**Written request:**
Starting at the first line of the data, please print exactly those lines through the one that holds "const refrigerants = ['R717', 'R290', 'R22', 'R600a', 'R410a'];", omitting every picture.

**Stored data:**
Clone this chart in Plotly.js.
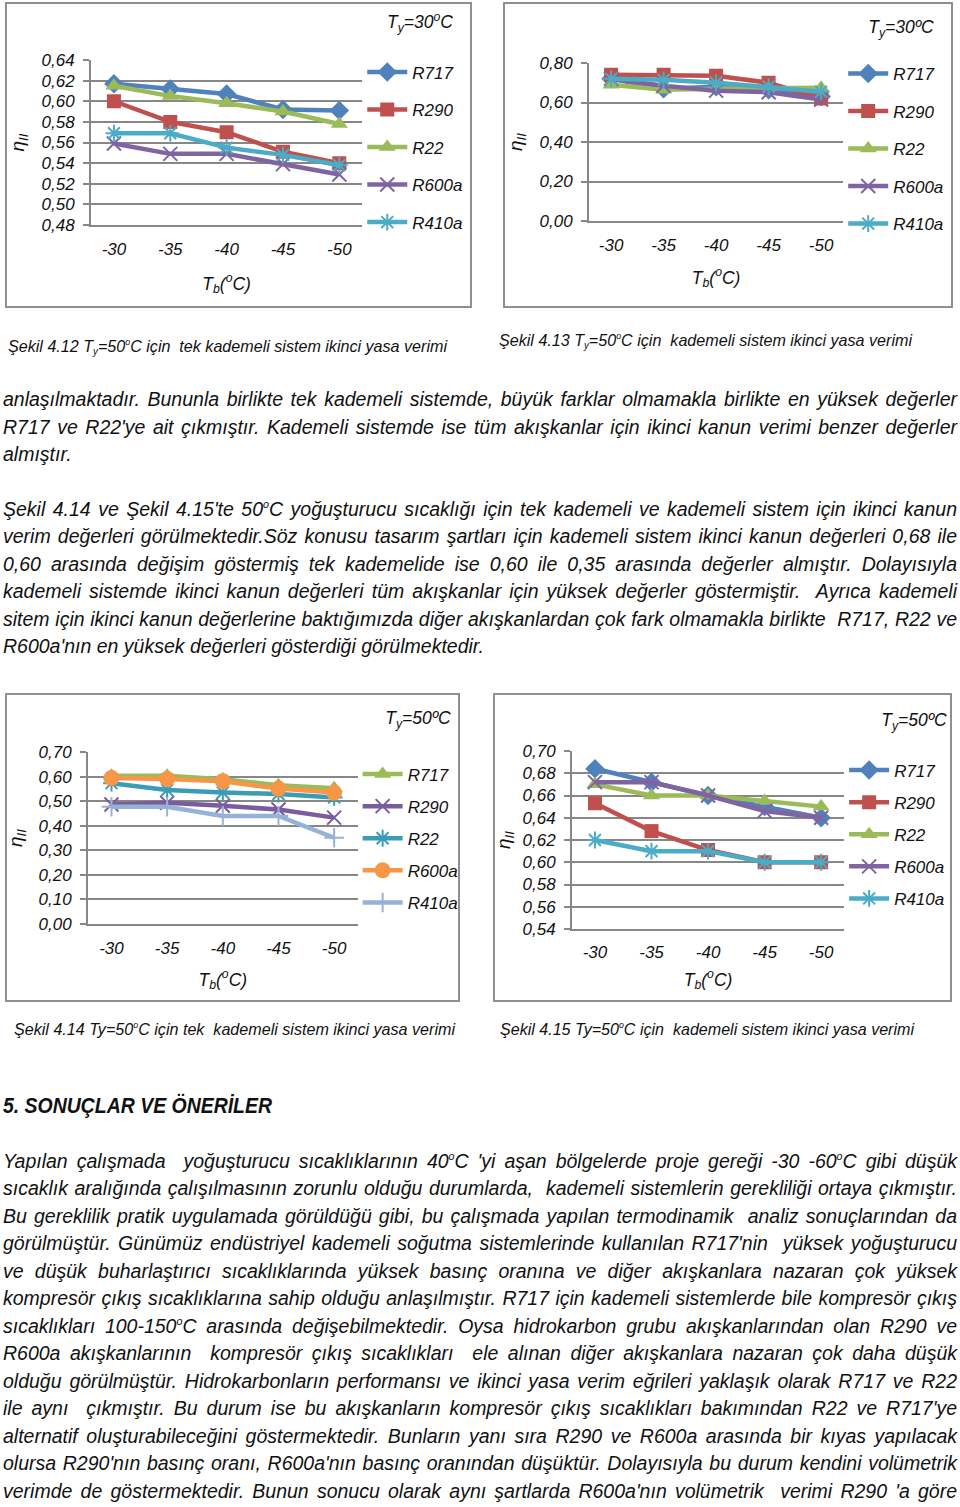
<!DOCTYPE html>
<html>
<head>
<meta charset="utf-8">
<script src="https://cdn.plot.ly/plotly-3.0.1.min.js"></script>
<style>
  html, body { margin:0; padding:0; background:#fff; }
  body { width:960px; height:1507px; position:relative; overflow:hidden;
         font-family:"Liberation Sans Narrow","Arial Narrow","Liberation Sans",sans-serif; font-style:italic; color:#111; }
  .chart { position:absolute; }
  .frame { position:absolute; border:2px solid #8f8f8f; box-sizing:border-box; pointer-events:none; }
  .ln { position:absolute; white-space:nowrap; overflow:visible; }
  .ln span { display:inline-block; transform-origin:0 50%; white-space:nowrap; }
  .body { font-size:19.5px; line-height:27px; height:27px; }
  .cap { font-size:17px; line-height:24px; height:24px; }
  .head { font-size:22px; line-height:30px; height:30px; font-weight:bold; }
  sup.d { font-size:0.55em; vertical-align:0.75em; line-height:0; }
  sub.s { font-size:0.6em; vertical-align:-0.25em; line-height:0; }
</style>
</head>
<body>
<div id="c1" class="chart" style="left:5px;top:2px;width:467px;height:306px"></div>
<div class="frame" style="left:5px;top:2px;width:467px;height:306px"></div>
<div id="c2" class="chart" style="left:503px;top:2px;width:450px;height:306px"></div>
<div class="frame" style="left:503px;top:2px;width:450px;height:306px"></div>
<div id="c3" class="chart" style="left:5px;top:693px;width:455px;height:309px"></div>
<div class="frame" style="left:5px;top:693px;width:455px;height:309px"></div>
<div id="c4" class="chart" style="left:493px;top:693px;width:459px;height:309px"></div>
<div class="frame" style="left:493px;top:693px;width:459px;height:309px"></div>
<div id="txt"></div>
<script>
// ---------- chart data ----------
const categories = ['-30', '-35', '-40', '-45', '-50'];
const refrigerants = ['R717', 'R290', 'R22', 'R600a', 'R410a'];

// Şekil 4.12 (tek kademeli, Ty=30°C)
const s412_R717  = [0.617, 0.612, 0.607, 0.592, 0.591];
const s412_R290  = [0.600, 0.580, 0.570, 0.551, 0.540];
const s412_R22   = [0.615, 0.605, 0.598, 0.590, 0.578];
const s412_R600a = [0.559, 0.549, 0.549, 0.539, 0.529];
const s412_R410a = [0.569, 0.569, 0.555, 0.548, 0.538];

// Şekil 4.13 (kademeli, Ty=30°C)
const s413_R717  = [0.720, 0.670, 0.680, 0.665, 0.630];
const s413_R290  = [0.740, 0.740, 0.735, 0.700, 0.620];
const s413_R22   = [0.690, 0.665, 0.670, 0.670, 0.675];
const s413_R600a = [0.720, 0.685, 0.660, 0.652, 0.615];
const s413_R410a = [0.720, 0.715, 0.700, 0.680, 0.655];

// Şekil 4.14 (tek kademeli, Ty=50°C)
const s414_R717  = [0.603, 0.603, 0.589, 0.565, 0.552];
const s414_R290  = [0.486, 0.493, 0.481, 0.466, 0.433];
const s414_R22   = [0.573, 0.545, 0.535, 0.529, 0.515];
const s414_R600a = [0.594, 0.590, 0.581, 0.551, 0.535];
const s414_R410a = [0.477, 0.477, 0.440, 0.440, 0.351];

// Şekil 4.15 (kademeli, Ty=50°C)
const s415_R717  = [0.684, 0.672, 0.660, 0.650, 0.640];
const s415_R290  = [0.653, 0.628, 0.611, 0.600, 0.600];
const s415_R22   = [0.670, 0.660, 0.660, 0.655, 0.650];
const s415_R600a = [0.672, 0.672, 0.660, 0.646, 0.640];
const s415_R410a = [0.620, 0.610, 0.610, 0.600, 0.600];

const yTicks412 = [0.48, 0.64, 0.02];
const yTicks413 = [0.00, 0.80, 0.20];
const yTicks414 = [0.00, 0.70, 0.10];
const yTicks415 = [0.54, 0.70, 0.02];

// ---------- styles ----------
const FONT = '"Liberation Sans Narrow","Arial Narrow","Liberation Sans",sans-serif';
const styleA = [ // charts 4.12, 4.13, 4.15
  {color:'#4F81BD', symbol:'diamond', size:15},
  {color:'#C0504D', symbol:'square', size:14},
  {color:'#9BBB59', symbol:'triangle-up', size:15},
  {color:'#8064A2', symbol:'x-thin', size:14, thin:true},
  {color:'#4BACC6', symbol:'asterisk', size:14, thin:true}
];
const styleB = [ // chart 4.14
  {color:'#9BBB59', symbol:'triangle-up', size:15},
  {color:'#7A5C9E', symbol:'x-thin', size:14, thin:true},
  {color:'#3A9DB5', symbol:'asterisk', size:14, thin:true},
  {color:'#F79646', symbol:'circle', size:16},
  {color:'#95B3D7', symbol:'cross-thin', size:14, thin:true}
];

function traces(series, styles) {
  return series.map((ys, i) => {
    const st = styles[i];
    const marker = {symbol: st.symbol, size: st.size, color: st.color};
    if (st.thin) marker.line = {color: st.color, width: 2};
    return {
      type:'scatter', mode:'lines+markers', x: categories, y: ys,
      name: refrigerants[i], legendgroup: refrigerants[i],
      line:{color: st.color, width:4.5}, marker
    };
  });
}

function layout(o) {
  const grid = '#878787';
  return {
    width:o.w, height:o.h, margin:o.m,
    paper_bgcolor:'rgba(0,0,0,0)', plot_bgcolor:'#fff',
    separators:', ', showlegend:true,
    font:{family:FONT, size:17, color:'#111', style:'italic'},
    title:{text:o.title, xref:'container', yref:'container', x:o.tx, y:o.ty,
           xanchor:'center', yanchor:'middle', font:{family:FONT, size:17.5, style:'italic', color:'#111'}},
    xaxis:{type:'category', showgrid:false, showline:true, linecolor:grid, linewidth:2,
           ticks:'', ticklabelstandoff:o.xstand, tickfont:{size:17},
           title:{text:'T<sub>b</sub>(<sup>o</sup>C)', standoff:o.xtstand, font:{size:17.5}}},
    yaxis:{range:[o.y[0], o.y[1]], tick0:o.y[0], dtick:o.y[2], tickformat:'.2f',
           showgrid:true, gridcolor:grid, gridwidth:2, zeroline:false,
           showline:true, linecolor:grid, linewidth:2,
           ticks:'outside', ticklen:6, tickwidth:2, tickcolor:grid, ticklabelstandoff:o.ystand,
           tickfont:{size:17},
           title:{text:'η<sub>II</sub>', standoff:o.ytstand, font:{size:19}}},
    legend:{xref:'container', yref:'container', x:o.lx, y:o.ly, xanchor:'left', yanchor:'top',
            traceorder:'grouped', tracegroupgap:o.gap, font:{size:17}, maxheight:290,
            bgcolor:'rgba(0,0,0,0)', itemwidth:40}
  };
}
const cfg = {staticPlot:true, displayModeBar:false};

Plotly.newPlot('c1', traces([s412_R717, s412_R290, s412_R22, s412_R600a, s412_R410a], styleA),
  layout({w:467, h:306, m:{l:86, r:109, t:58, b:83}, y:yTicks412, title:'T<sub>y</sub>=30<sup>o</sup>C',
          tx:415/467, ty:1-20/306, lx:0.765, ly:1-52.5/306, gap:12.4, xstand:8, xtstand:19, ystand:5, ytstand:12}), cfg);
Plotly.newPlot('c2', traces([s413_R717, s413_R290, s413_R22, s413_R600a, s413_R410a], styleA),
  layout({w:450, h:306, m:{l:86, r:104, t:61, b:87}, y:yTicks413, title:'T<sub>y</sub>=30ºC',
          tx:398/450, ty:1-25/306, lx:0.756, ly:1-54/306, gap:12.4, xstand:8, xtstand:17, ystand:5, ytstand:12}), cfg);
Plotly.newPlot('c3', traces([s414_R717, s414_R290, s414_R22, s414_R600a, s414_R410a], styleB),
  layout({w:455, h:309, m:{l:83, r:100, t:59, b:78}, y:yTicks414, title:'T<sub>y</sub>=50ºC',
          tx:413/455, ty:1-25/309, lx:0.775, ly:1-63.5/309, gap:7, xstand:8, xtstand:16, ystand:5, ytstand:12}), cfg);
Plotly.newPlot('c4', traces([s415_R717, s415_R290, s415_R22, s415_R600a, s415_R410a], styleA),
  layout({w:459, h:309, m:{l:79, r:105, t:58, b:73}, y:yTicks415, title:'T<sub>y</sub>=50ºC',
          tx:421/459, ty:1-27/309, lx:0.765, ly:1-59.5/309, gap:7, xstand:7, xtstand:12, ystand:5, ytstand:12}), cfg);

// ---------- document text ----------
const D = '<sup class="d">o</sup>';
// [class, left, right, baseline, html, mode]  mode: j=justify, l=left, f=fit
const textLines = [
  ['cap', 8, 447, 353, 'Şekil 4.12 T<sub class="s">y</sub>=50'+D+'C için&nbsp; tek kademeli sistem ikinci yasa verimi', 'f'],
  ['cap', 499, 912, 347, 'Şekil 4.13 T<sub class="s">y</sub>=50'+D+'C için&nbsp; kademeli sistem ikinci yasa verimi', 'f'],
  ['body', 3, 957, 406.5, 'anlaşılmaktadır. Bununla birlikte tek kademeli sistemde, büyük farklar olmamakla birlikte en yüksek değerler', 'j'],
  ['body', 3, 957, 434, "R717 ve R22'ye ait çıkmıştır. Kademeli sistemde ise tüm akışkanlar için ikinci kanun verimi benzer değerler", 'j'],
  ['body', 3, 957, 461.5, 'almıştır.', 'l'],
  ['body', 3, 957, 516, "Şekil 4.14 ve Şekil 4.15'te 50"+D+"C yoğuşturucu sıcaklığı için tek kademeli ve kademeli sistem için ikinci kanun", 'j'],
  ['body', 3, 957, 543.5, 'verim değerleri görülmektedir.Söz konusu tasarım şartları için kademeli sistem ikinci kanun değerleri 0,68 ile', 'j'],
  ['body', 3, 957, 571, '0,60 arasında değişim göstermiş tek kademelide ise 0,60 ile 0,35 arasında değerler almıştır. Dolayısıyla', 'j'],
  ['body', 3, 957, 598.5, 'kademeli sistemde ikinci kanun değerleri tüm akışkanlar için yüksek değerler göstermiştir.&nbsp; Ayrıca kademeli', 'j'],
  ['body', 3, 957, 626, 'sitem için ikinci kanun değerlerine baktığımızda diğer akışkanlardan çok fark olmamakla birlikte&nbsp; R717, R22 ve', 'j'],
  ['body', 3, 957, 653.5, "R600a'nın en yüksek değerleri gösterdiği görülmektedir.", 'l'],
  ['cap', 14, 455, 1036, 'Şekil 4.14 Ty=50'+D+'C için tek&nbsp; kademeli sistem ikinci yasa verimi', 'f'],
  ['cap', 500, 914, 1036, 'Şekil 4.15 Ty=50'+D+'C için&nbsp; kademeli sistem ikinci yasa verimi', 'f'],
  ['head', 3, 272, 1114, '5. SONUÇLAR VE ÖNERİLER', 'f'],
  ['body', 3, 957, 1168, "Yapılan çalışmada&nbsp; yoğuşturucu sıcaklıklarının 40"+D+"C 'yi aşan bölgelerde proje gereği -30 -60"+D+"C gibi düşük", 'j'],
  ['body', 3, 957, 1195.5, 'sıcaklık aralığında çalışılmasının zorunlu olduğu durumlarda,&nbsp; kademeli sistemlerin gerekliliği ortaya çıkmıştır.', 'j'],
  ['body', 3, 957, 1223, 'Bu gereklilik pratik uygulamada görüldüğü gibi, bu çalışmada yapılan termodinamik&nbsp; analiz sonuçlarından da', 'j'],
  ['body', 3, 957, 1250.5, "görülmüştür. Günümüz endüstriyel kademeli soğutma sistemlerinde kullanılan R717'nin&nbsp; yüksek yoğuşturucu", 'j'],
  ['body', 3, 957, 1278, 've düşük buharlaştırıcı sıcaklıklarında yüksek basınç oranına ve diğer akışkanlara nazaran çok yüksek', 'j'],
  ['body', 3, 957, 1305.5, 'kompresör çıkış sıcaklıklarına sahip olduğu anlaşılmıştır. R717 için kademeli sistemlerde bile kompresör çıkış', 'j'],
  ['body', 3, 957, 1333, 'sıcaklıkları 100-150'+D+'C arasında değişebilmektedir. Oysa hidrokarbon grubu akışkanlarından olan R290 ve', 'j'],
  ['body', 3, 957, 1360.5, 'R600a akışkanlarının&nbsp; kompresör çıkış sıcaklıkları&nbsp; ele alınan diğer akışkanlara nazaran çok daha düşük', 'j'],
  ['body', 3, 957, 1388, 'olduğu görülmüştür. Hidrokarbonların performansı ve ikinci yasa verim eğrileri yaklaşık olarak R717 ve R22', 'j'],
  ['body', 3, 957, 1415.5, "ile aynı&nbsp; çıkmıştır. Bu durum ise bu akışkanların kompresör çıkış sıcaklıkları bakımından R22 ve R717'ye", 'j'],
  ['body', 3, 957, 1443, 'alternatif oluşturabileceğini göstermektedir. Bunların yanı sıra R290 ve R600a arasında bir kıyas yapılacak', 'j'],
  ['body', 3, 957, 1470.5, "olursa R290'nın basınç oranı, R600a'nın basınç oranından düşüktür. Dolayısıyla bu durum kendini volümetrik", 'j'],
  ['body', 3, 957, 1498, "verimde de göstermektedir. Bunun sonucu olarak aynı şartlarda R600a'nın volümetrik&nbsp; verimi R290 'a göre", 'j']
];

const host = document.getElementById('txt');
const els = textLines.map(([cls, l, r, base, html, mode]) => {
  const d = document.createElement('div');
  d.className = 'ln ' + cls;
  const fs = cls === 'body' ? 19.5 : cls === 'cap' ? 17 : 22;
  const lh = cls === 'body' ? 27 : cls === 'cap' ? 24 : 30;
  const bo = (lh - 1.117 * fs) / 2 + 0.905 * fs;
  d.style.left = l + 'px';
  d.style.top = (base - bo) + 'px';
  d.style.width = (r - l) + 'px';
  const s = document.createElement('span');
  s.innerHTML = html;
  d.appendChild(s);
  host.appendChild(d);
  return {s, target: r - l, mode, html};
});

function fit() {
  let scales = [];
  els.forEach(e => {
    const w = e.s.getBoundingClientRect().width;
    e.w = w;
    if (e.mode === 'j') scales.push(Math.min(1, e.target / w));
  });
  scales.sort((a, b) => a - b);
  const med = scales[Math.floor(scales.length / 2)];
  els.forEach(e => {
    if (e.mode === 'f') {
      e.s.style.transform = 'scaleX(' + (e.target / e.w) + ')';
    } else if (e.mode === 'j') {
      if (e.w > e.target) {
        e.s.style.transform = 'scaleX(' + (e.target / e.w) + ')';
      } else {
        const n = (e.s.textContent.match(/[ \u00a0]/g) || []).length;
        if (n) e.s.style.wordSpacing = ((e.target - e.w) / n) + 'px';
      }
    } else {
      e.s.style.transform = 'scaleX(' + med + ')';
    }
  });
}
if (document.fonts && document.fonts.ready) document.fonts.ready.then(fit); else fit();
</script>
</body>
</html>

**Answer to this problem:**
Clone this chart in Plotly.js.
<!DOCTYPE html>
<html>
<head>
<meta charset="utf-8">
<script src="https://cdn.plot.ly/plotly-3.0.1.min.js"></script>
<style>
  html, body { margin:0; padding:0; background:#fff; }
  body { width:960px; height:1507px; position:relative; overflow:hidden;
         font-family:"Liberation Sans Narrow","Arial Narrow","Liberation Sans",sans-serif; font-style:italic; color:#111; }
  .chart { position:absolute; }
  .frame { position:absolute; border:2px solid #8f8f8f; box-sizing:border-box; pointer-events:none; }
  .ln { position:absolute; white-space:nowrap; overflow:visible; }
  .ln span { display:inline-block; transform-origin:0 50%; white-space:nowrap; }
  .body { font-size:19.5px; line-height:27px; height:27px; }
  .cap { font-size:17px; line-height:24px; height:24px; }
  .head { font-size:22px; line-height:30px; height:30px; font-weight:bold; }
  sup.d { font-size:0.55em; vertical-align:0.75em; line-height:0; }
  sub.s { font-size:0.6em; vertical-align:-0.25em; line-height:0; }
</style>
</head>
<body>
<div id="c1" class="chart" style="left:5px;top:2px;width:467px;height:306px"></div>
<div class="frame" style="left:5px;top:2px;width:467px;height:306px"></div>
<div id="c2" class="chart" style="left:503px;top:2px;width:450px;height:306px"></div>
<div class="frame" style="left:503px;top:2px;width:450px;height:306px"></div>
<div id="c3" class="chart" style="left:5px;top:693px;width:455px;height:309px"></div>
<div class="frame" style="left:5px;top:693px;width:455px;height:309px"></div>
<div id="c4" class="chart" style="left:493px;top:693px;width:459px;height:309px"></div>
<div class="frame" style="left:493px;top:693px;width:459px;height:309px"></div>
<div id="txt"></div>
<script>
// ---------- chart data ----------
const categories = ['-30', '-35', '-40', '-45', '-50'];
const refrigerants = ['R717', 'R290', 'R22', 'R600a', 'R410a'];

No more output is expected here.